Use of this approach can save an organization time and money because the foundational work for the process has already been done. Therefore, your time is spent determining how to make it work for your specific situation, taking action, and getting results.

If your challenge is to show why data quality is important and gain support for the resources needed, the methodology includes business impact techniques. These are qualitative and quantitative measures for determining the effects of data quality on your organization. These techniques range from less complex (such as collecting examples or stories about the impact of poor data quality) to more time consuming techniques (such as quantifying the costs and revenue impact of poor quality data). Having real results of business impact combined with good communication skills will go a long way towards getting support for your data quality efforts.

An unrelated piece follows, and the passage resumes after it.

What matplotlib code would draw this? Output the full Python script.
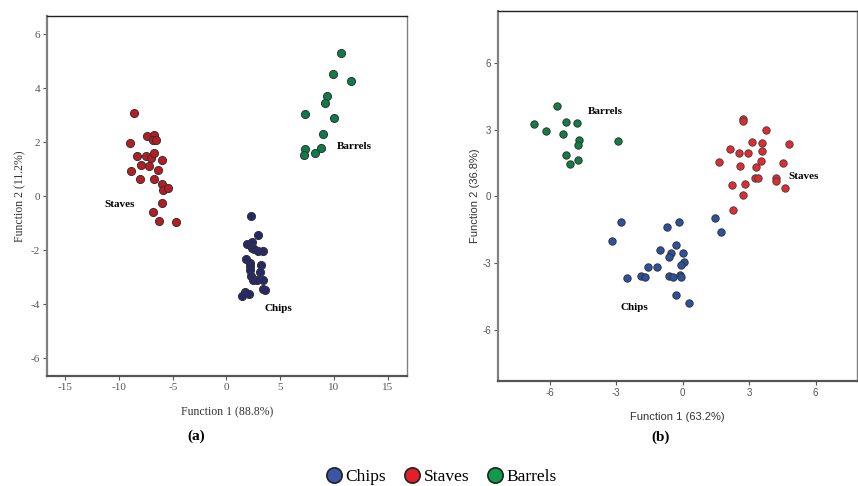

Though I have used customer information as examples in this article, what I have shared works with all types of data - financial, employee, product, manufacturing, medical, research, and so forth. Whether your organization is a for-profit business, a government agency, a charity, an educational institution, or related to healthcare, all of these ideas apply – because every organization depends on information to support its goals and to deliver on its commitments. If your company is concerned about data quality, now is the time to get started!